• SUPPLIED INFORMATION
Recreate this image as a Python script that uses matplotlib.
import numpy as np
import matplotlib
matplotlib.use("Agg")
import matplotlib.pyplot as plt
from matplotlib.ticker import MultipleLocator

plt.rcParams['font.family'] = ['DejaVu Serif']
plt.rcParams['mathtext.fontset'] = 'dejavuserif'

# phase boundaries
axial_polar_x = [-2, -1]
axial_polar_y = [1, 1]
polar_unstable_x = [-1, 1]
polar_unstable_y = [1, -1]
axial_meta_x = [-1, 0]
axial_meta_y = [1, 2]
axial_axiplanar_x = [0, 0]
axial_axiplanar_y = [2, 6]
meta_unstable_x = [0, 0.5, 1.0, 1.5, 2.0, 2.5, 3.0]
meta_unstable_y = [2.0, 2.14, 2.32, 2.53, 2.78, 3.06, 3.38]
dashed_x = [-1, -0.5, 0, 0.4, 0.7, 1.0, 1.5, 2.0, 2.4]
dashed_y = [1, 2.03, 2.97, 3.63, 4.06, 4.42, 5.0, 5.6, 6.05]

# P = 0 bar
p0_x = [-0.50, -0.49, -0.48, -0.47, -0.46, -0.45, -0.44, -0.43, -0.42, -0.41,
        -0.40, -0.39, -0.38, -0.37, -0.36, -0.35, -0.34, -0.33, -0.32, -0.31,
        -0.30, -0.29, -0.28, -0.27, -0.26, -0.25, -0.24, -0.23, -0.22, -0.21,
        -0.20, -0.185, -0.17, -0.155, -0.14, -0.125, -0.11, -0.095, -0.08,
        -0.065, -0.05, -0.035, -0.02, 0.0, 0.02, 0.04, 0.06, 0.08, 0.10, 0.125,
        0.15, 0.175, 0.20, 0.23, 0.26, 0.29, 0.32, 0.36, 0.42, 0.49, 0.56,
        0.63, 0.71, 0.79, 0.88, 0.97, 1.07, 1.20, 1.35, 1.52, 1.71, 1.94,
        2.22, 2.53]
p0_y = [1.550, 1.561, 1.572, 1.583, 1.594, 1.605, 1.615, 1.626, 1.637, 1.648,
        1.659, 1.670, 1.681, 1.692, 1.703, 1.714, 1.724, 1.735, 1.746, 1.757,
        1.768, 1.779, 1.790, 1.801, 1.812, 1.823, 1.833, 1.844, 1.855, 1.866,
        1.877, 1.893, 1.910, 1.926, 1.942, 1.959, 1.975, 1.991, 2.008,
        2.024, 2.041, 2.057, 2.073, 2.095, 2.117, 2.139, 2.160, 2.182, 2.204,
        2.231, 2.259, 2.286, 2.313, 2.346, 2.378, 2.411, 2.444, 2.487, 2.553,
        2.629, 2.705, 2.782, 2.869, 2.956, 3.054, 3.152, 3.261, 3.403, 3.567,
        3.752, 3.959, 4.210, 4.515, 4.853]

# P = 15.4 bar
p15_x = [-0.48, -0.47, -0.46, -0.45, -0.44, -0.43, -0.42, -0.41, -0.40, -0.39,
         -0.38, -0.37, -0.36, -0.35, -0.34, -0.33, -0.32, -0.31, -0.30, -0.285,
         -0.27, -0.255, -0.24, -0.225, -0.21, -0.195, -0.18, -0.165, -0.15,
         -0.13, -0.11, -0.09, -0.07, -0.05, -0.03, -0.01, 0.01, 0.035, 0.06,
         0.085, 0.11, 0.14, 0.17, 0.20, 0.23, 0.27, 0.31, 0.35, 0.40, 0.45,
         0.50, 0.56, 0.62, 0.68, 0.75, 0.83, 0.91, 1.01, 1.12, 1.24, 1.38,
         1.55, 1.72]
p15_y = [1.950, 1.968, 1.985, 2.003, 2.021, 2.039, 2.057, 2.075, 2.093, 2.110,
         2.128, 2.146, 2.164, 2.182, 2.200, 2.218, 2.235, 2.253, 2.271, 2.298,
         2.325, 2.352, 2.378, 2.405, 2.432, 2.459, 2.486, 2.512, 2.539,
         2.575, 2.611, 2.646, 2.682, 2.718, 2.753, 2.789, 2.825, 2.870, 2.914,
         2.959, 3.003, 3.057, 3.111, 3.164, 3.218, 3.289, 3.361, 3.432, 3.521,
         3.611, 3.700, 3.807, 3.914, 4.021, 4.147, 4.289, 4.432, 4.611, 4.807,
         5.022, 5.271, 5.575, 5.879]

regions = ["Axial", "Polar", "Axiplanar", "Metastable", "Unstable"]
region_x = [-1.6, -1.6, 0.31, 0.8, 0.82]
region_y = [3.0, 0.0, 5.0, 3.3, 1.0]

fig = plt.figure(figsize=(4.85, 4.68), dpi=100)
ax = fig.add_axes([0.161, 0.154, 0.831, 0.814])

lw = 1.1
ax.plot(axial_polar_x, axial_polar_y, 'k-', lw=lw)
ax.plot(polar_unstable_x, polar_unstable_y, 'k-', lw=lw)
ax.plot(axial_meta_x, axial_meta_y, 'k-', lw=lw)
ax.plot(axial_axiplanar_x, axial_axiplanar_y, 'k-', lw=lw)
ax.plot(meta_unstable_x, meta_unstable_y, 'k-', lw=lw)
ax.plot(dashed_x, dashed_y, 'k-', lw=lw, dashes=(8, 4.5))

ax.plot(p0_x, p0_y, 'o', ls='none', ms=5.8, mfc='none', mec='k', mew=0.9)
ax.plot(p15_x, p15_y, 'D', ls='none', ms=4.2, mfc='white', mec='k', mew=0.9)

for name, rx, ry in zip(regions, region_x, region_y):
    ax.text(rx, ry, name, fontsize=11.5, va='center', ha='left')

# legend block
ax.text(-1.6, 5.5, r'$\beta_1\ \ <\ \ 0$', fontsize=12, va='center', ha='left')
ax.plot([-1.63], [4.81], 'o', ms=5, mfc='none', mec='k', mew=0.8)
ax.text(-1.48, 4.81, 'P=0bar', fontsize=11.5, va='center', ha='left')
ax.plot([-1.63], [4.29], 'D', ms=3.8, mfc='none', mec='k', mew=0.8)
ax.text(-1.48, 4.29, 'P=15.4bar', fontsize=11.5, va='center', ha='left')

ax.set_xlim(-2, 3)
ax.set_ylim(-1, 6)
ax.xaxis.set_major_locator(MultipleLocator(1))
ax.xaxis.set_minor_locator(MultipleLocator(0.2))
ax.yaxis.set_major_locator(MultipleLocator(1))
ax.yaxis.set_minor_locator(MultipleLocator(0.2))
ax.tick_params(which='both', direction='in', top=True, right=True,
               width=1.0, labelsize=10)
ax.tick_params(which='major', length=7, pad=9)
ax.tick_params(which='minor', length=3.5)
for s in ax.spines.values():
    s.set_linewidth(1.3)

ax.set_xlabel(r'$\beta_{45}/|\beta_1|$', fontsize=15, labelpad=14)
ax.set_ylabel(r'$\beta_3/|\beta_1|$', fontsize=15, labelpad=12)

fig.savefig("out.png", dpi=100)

• WHAT THE TASK REQUIRES
Write down again the exact lines running from the beginning of the data to the line containing "dashed_y = [1, 2.03, 2.97, 3.63, 4.06, 4.42, 5.0, 5.6, 6.05]", with both ends included.

• RESULT FOR THIS TASK
Recreate this image as a Python script that uses matplotlib.
import numpy as np
import matplotlib
matplotlib.use("Agg")
import matplotlib.pyplot as plt
from matplotlib.ticker import MultipleLocator

plt.rcParams['font.family'] = ['DejaVu Serif']
plt.rcParams['mathtext.fontset'] = 'dejavuserif'

# phase boundaries
axial_polar_x = [-2, -1]
axial_polar_y = [1, 1]
polar_unstable_x = [-1, 1]
polar_unstable_y = [1, -1]
axial_meta_x = [-1, 0]
axial_meta_y = [1, 2]
axial_axiplanar_x = [0, 0]
axial_axiplanar_y = [2, 6]
meta_unstable_x = [0, 0.5, 1.0, 1.5, 2.0, 2.5, 3.0]
meta_unstable_y = [2.0, 2.14, 2.32, 2.53, 2.78, 3.06, 3.38]
dashed_x = [-1, -0.5, 0, 0.4, 0.7, 1.0, 1.5, 2.0, 2.4]
dashed_y = [1, 2.03, 2.97, 3.63, 4.06, 4.42, 5.0, 5.6, 6.05]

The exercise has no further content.